Images should be left out, and everything else in the listing reproduced exactly.
-*-
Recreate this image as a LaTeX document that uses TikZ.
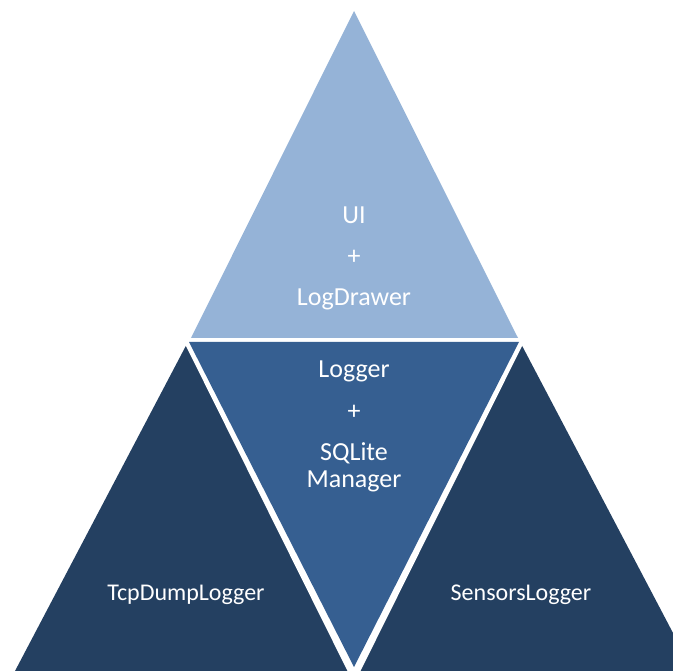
\documentclass[tikz,border=0pt]{standalone}
\usepackage{fontspec}
\setmainfont{Carlito}
\usetikzlibrary{positioning}

\definecolor{topblue}{HTML}{95B3D7}
\definecolor{midblue}{HTML}{365F91}
\definecolor{darkblue}{HTML}{244061}

\begin{document}
\begin{tikzpicture}[x=1pt, y=-1pt,
    lbl/.style={text=white, align=center, inner sep=0pt, anchor=base,
                font=\fontsize{26}{27}\selectfont},
    small/.style={font=\fontsize{24}{27}\selectfont}
]
    \useasboundingbox (0,0) rectangle (673,671);
    \clip (0,0) rectangle (673,671);

    % the two bottom corners
    \fill[darkblue] (190,338) -- (15,671) -- (360,671) -- cycle;
    \fill[darkblue] (518,338) -- (693,671) -- (348,671) -- cycle;
    % gap round the middle one
    \fill[white] (182,338) -- (526,338) -- (354,684) -- cycle;
    \fill[midblue] (189,342) -- (519,342) -- (354,667) -- cycle;
    \fill[topblue] (354,11) -- (191,338) -- (518,338) -- cycle;

    % base is the last line
    \node[lbl] (ui) at (354,306) {UI\\[14pt]+\\[14pt]LogDrawer};
    \node[lbl] (logger) at (354,487) {Logger\\[15pt]+\\[14pt]SQLite\\Manager};
    \node[lbl, small] (tcpdump) at (186,600) {TcpDumpLogger};
    \node[lbl, small] (sensors) at (521,600) {SensorsLogger};
\end{tikzpicture}
\end{document}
-*-
◆ RIGHT ANSWER ◆
Recreate this image as a LaTeX document that uses TikZ.
\documentclass[tikz,border=0pt]{standalone}
\usepackage{fontspec}
\setmainfont{Carlito}
\usetikzlibrary{positioning}

\definecolor{topblue}{HTML}{95B3D7}
\definecolor{midblue}{HTML}{365F91}
\definecolor{darkblue}{HTML}{244061}

\begin{document}
\begin{tikzpicture}[x=1pt, y=-1pt,
    lbl/.style={text=white, align=center, inner sep=0pt, anchor=base,
                font=\fontsize{26}{27}\selectfont},
    small/.style={font=\fontsize{24}{27}\selectfont}
]
    \useasboundingbox (0,0) rectangle (673,671);
    \clip (0,0) rectangle (673,671);

    % the two bottom corners
    \fill[darkblue] (190,338) -- (15,671) -- (360,671) -- cycle;
    \fill[darkblue] (518,338) -- (693,671) -- (348,671) -- cycle;
    % gap round the middle one
    \fill[white] (182,338) -- (526,338) -- (354,684) -- cycle;
    \fill[midblue] (189,342) -- (519,342) -- (354,667) -- cycle;
    \fill[topblue] (354,11) -- (191,338) -- (518,338) -- cycle;

    % base is the last line
    \node[lbl] (ui) at (354,306) {UI\\[14pt]+\\[14pt]LogDrawer};
    \node[lbl] (logger) at (354,487) {Logger\\[15pt]+\\[14pt]SQLite\\Manager};
    \node[lbl, small] (tcpdump) at (186,600) {TcpDumpLogger};
    \node[lbl, small] (sensors) at (521,600) {SensorsLogger};
\end{tikzpicture}
\end{document}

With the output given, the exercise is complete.